Ces sept ex-membres de l’état-major des FARC, Rodrigo Londono Echeverri (alias Timochenko) – leur dernier commandant –, Pablo Catatumbo Torres Victoria, Pastor Lisandro Alape Lascarro, Milton de Jesus Toncel Redondo, Jaime Alberto Parra, Julian Gallo Cubillos et Rodrigo Granda Escobar, ont été déclarés coupables « en qualité d’auteurs de crimes de guerre, de torture, de traitements cruels », a déclaré un magistrat à la presse, à Bogota. Ils avaient tous reconnu leur responsabilité dans les 21 396 enlèvements pour lesquels ils étaient poursuivis. Aucun n’était présent à la lecture du jugement.

« Une pratique systématique »

Les enquêtes « ont montré que l’enlèvement était devenu une pratique systématique, car il est évident que les crimes ont non seulement violé la loi, mais ont également laissé des blessures ouvertes qui persistent dans les familles, dans les territoires, dans la vie quotidienne du pays », a ajouté le magistrat.

Il aura fallu plus de sept ans à la JEP pour rendre ce premier jugement, sous les critiques des détracteurs qui lui reprochent son manque de sévérité envers les guérilleros, également accusés de divers crimes contre l’humanité, tels l’enrôlement de mineurs dans la guérilla.

Au cours de leur longue lutte, les FARC ont pris en otage des militaires, des policiers, des hommes d’affaires et des dirigeants politiques. Les images des otages faméliques et enchaînés dans des cellules grillagées dans la jungle ont fait le tour du monde. Un des cas les plus emblématiques fut l’enlèvement et la séquestration pendant six ans de l’ancienne candidate à la présidence Ingrid Betancourt, enlevée en 2002 avec sa chef de campagne, Clara Rojas, qui donna naissance à un enfant pendant sa captivité.

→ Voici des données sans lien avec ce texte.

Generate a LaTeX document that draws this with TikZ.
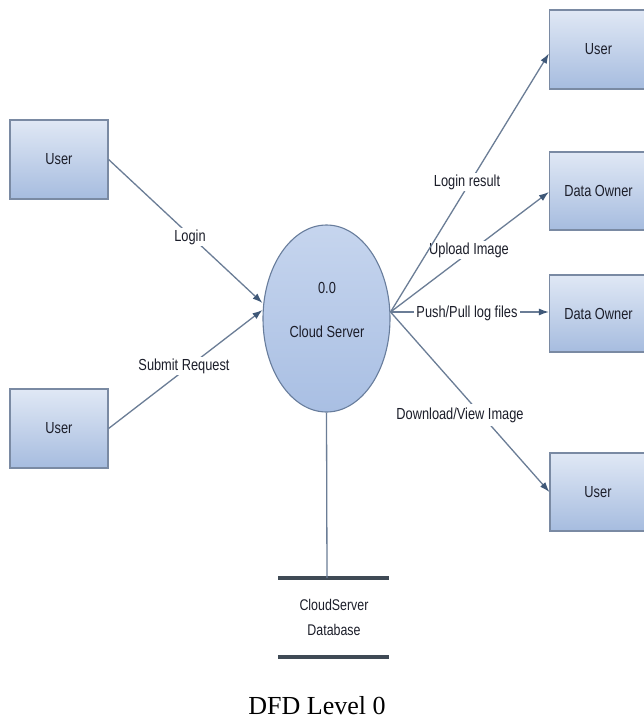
\documentclass[tikz,border=0pt]{standalone}
\usepackage{fontspec}
\setmainfont{Liberation Serif}
\newfontfamily\narrowfont[FakeStretch=0.8]{Liberation Sans}
\usetikzlibrary{arrows.meta,shapes.geometric,calc}
\definecolor{boxtop}{HTML}{E0E8F5}
\definecolor{boxbot}{HTML}{A6BCDF}
\definecolor{boxline}{HTML}{7A8AA3}
\definecolor{elltop}{HTML}{C6D5EE}
\definecolor{ellbot}{HTML}{A9BFE3}
\definecolor{ellline}{HTML}{687D9C}
\definecolor{flowline}{HTML}{6B7D96}
\definecolor{tipcol}{HTML}{3F5878}
\definecolor{dbline}{HTML}{3F4A55}
\definecolor{txt}{HTML}{1C1E2A}
\tikzset{
  entity/.style={rectangle, draw=boxline, line width=1.2pt, top color=boxtop, bottom color=boxbot,
    minimum width=95pt, minimum height=78pt, inner sep=0pt, text=txt,
    font=\narrowfont\fontsize{16}{18}\selectfont},
  process/.style={ellipse, draw=ellline, line width=1.1pt, top color=elltop, bottom color=ellbot,
    minimum width=127pt, minimum height=187pt, inner sep=0pt},
  lbl/.style={fill=white, inner sep=2pt, text=txt, font=\narrowfont\fontsize{16}{18}\selectfont},
  ptxt/.style={inner sep=0pt, text=txt, font=\narrowfont\fontsize{16}{18}\selectfont},
  flow/.style={draw=flowline, line width=1.3pt, -{Latex[length=10pt,width=7pt,fill=tipcol,color=tipcol]}},
  plain/.style={draw=flowline, line width=1.3pt},
  dbbar/.style={draw=dbline, line width=4pt}
}
\begin{document}
\begin{tikzpicture}[x=1pt,y=-1pt]
\useasboundingbox (0,0) rectangle (644,726);
\fill[white] (0,0) rectangle (644,726);
\clip (0,0) rectangle (644,726);

% external entities
\node[entity, minimum width=98pt, minimum height=79pt] (u1) at (59,159.5) {User};
\node[entity, minimum width=98pt, minimum height=79pt] (u2) at (59,428.5) {User};
\node[entity, minimum width=98pt, minimum height=79pt] (ru1) at (598.5,49.5) {User};
\node[entity, minimum width=98pt, minimum height=78pt] (do1) at (598.5,191) {Data Owner};
\node[entity, minimum width=98pt, minimum height=77pt] (do2) at (598.5,313.5) {Data Owner};
\node[entity, minimum width=96pt, minimum height=78pt] (ru2) at (598,492) {User};

% process
\node[process] (cs) at (326.5,318.5) {};
\node[ptxt] (csnum) at (327,288) {0.0};
\node[ptxt] (csname) at (327,332) {Cloud Server};

% data store
\coordinate (dbtop) at (327,578);
\coordinate (dbtl) at (278,578);
\coordinate (dbtr) at (389,578);
\coordinate (dbbl) at (278,657);
\coordinate (dbbr) at (389,657);
\draw[dbbar] (dbtl) -- (dbtr);
\draw[dbbar] (dbbl) -- (dbbr);
\node[ptxt, align=center, font=\narrowfont\fontsize{15.5}{25}\selectfont] (db) at (334,617.5) {CloudServer\\Database};
\draw[plain] (cs.south) -- (dbtop);

% flows
\coordinate (hub) at ([yshift=6.5pt]cs.east);
\draw[flow] (u1.east) -- ([yshift=15.5pt]cs.west);
\draw[flow] (u2.east) -- ([yshift=8.5pt]cs.west);
\draw[flow] (hub) -- ([yshift=-1pt]do1.west);
\draw[flow] (hub) -- (hub -| do2.west);
\draw[flow] (hub) -- (ru2.west);

% labels
\node[lbl] (l1) at (190,237) {Login};
\node[lbl] (l2) at (184,366) {Submit Request};
\node[lbl] (l4) at (469,250) {Upload Image};
\draw[flow] (hub) -- ([yshift=-4pt]ru1.west);
\node[lbl] (l3) at (467,182) {Login result};
\node[lbl] (l5) at (467,313) {Push/Pull log files};
\node[lbl, inner sep=4pt] (l6) at (460,415) {Download/View Image};

% caption
\node[inner sep=0pt, font=\fontsize{26}{30}\selectfont] (cap) at (317,706) {DFD Level 0};
\end{tikzpicture}
\end{document}
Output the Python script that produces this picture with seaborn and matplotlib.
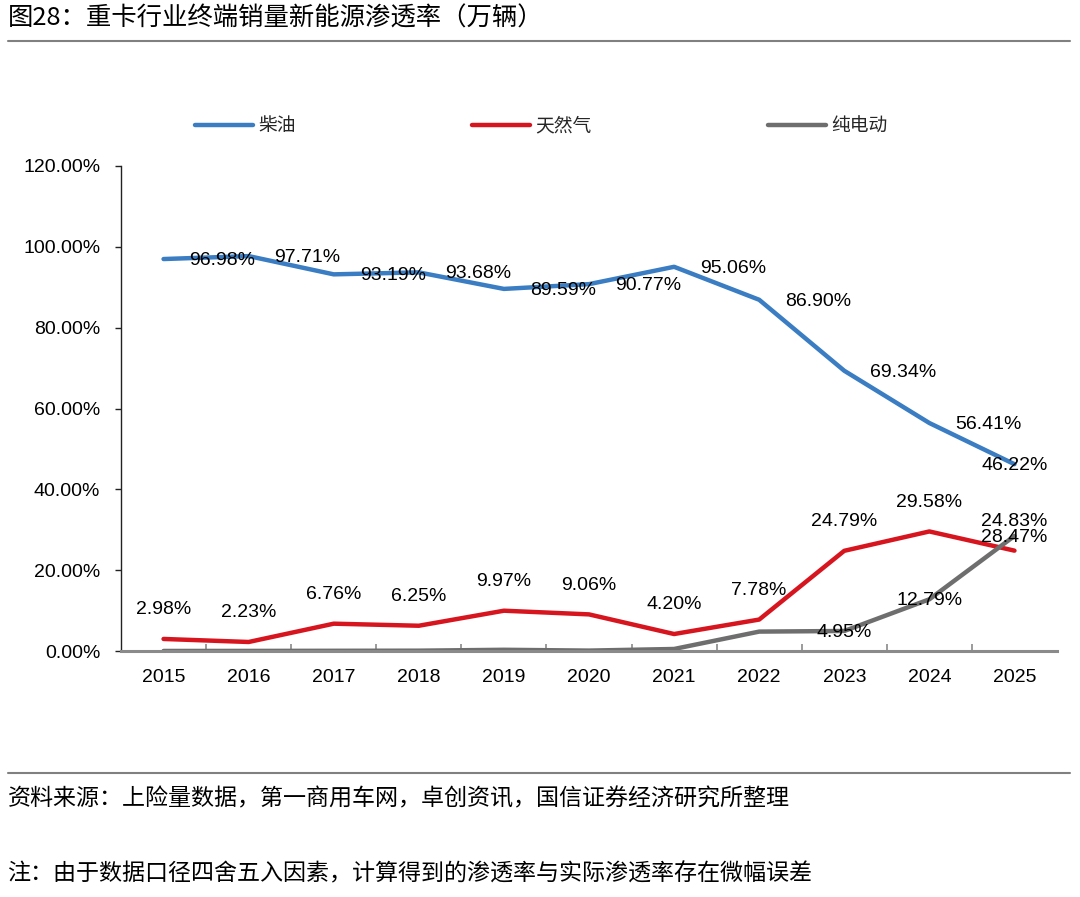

Selon la JEP, les FARC ont soumis leurs otages à « des mauvais traitements et des humiliations » qui « ignorent complètement leur dignité humaine ». Certains étaient contraints de travailler « gratuitement » pour la guérilla, ce que le tribunal a qualifié d’« esclavage ». La détention la plus longue aux mains des FARC a duré quatorze ans.

La pratique reste courante parmi les groupes armés encore actifs en Colombie, et les enlèvements ont augmenté de 82 % en 2025 par rapport à l’année précédente, selon la police.

Plus de quatre ans de pourparlers

La JEP, dont le mandat expire en 2037, doit également se prononcer sur d’autres crimes dont sont tenus responsables les chefs des FARC. Des politiciens et des paramilitaires qui ont affronté la guérilla ont également sollicité le tribunal pour avouer leurs délits et ainsi éviter la prison.

La JEP doit notamment statuer sur des civils tués par des soldats dans l’objectif de les présenter à tort comme des guérilleros morts au combat. Une pratique connue sous le nom de « faux positifs » pour laquelle l’armée a présenté ses excuses en 2023.

Mouvement paysan d’inspiration communiste né dans les années 1930 et 1940 pour l’obtention d’une réforme agraire face aux grands propriétaires terriens, les FARC, autrefois la guérilla la plus puissante d’Amérique du Sud, ont accepté de déposer les armes après plus de quatre années de pourparlers à Cuba et la signature, en août 2016, de l’accord de La Havane, salué par la communauté internationale. L’ex-président colombien de centre droit Juan Manuel Santos (2010-2018) a été récompensé pour ses efforts en faveur du processus de paix et a reçu en octobre 2016 le prix Nobel de la paix.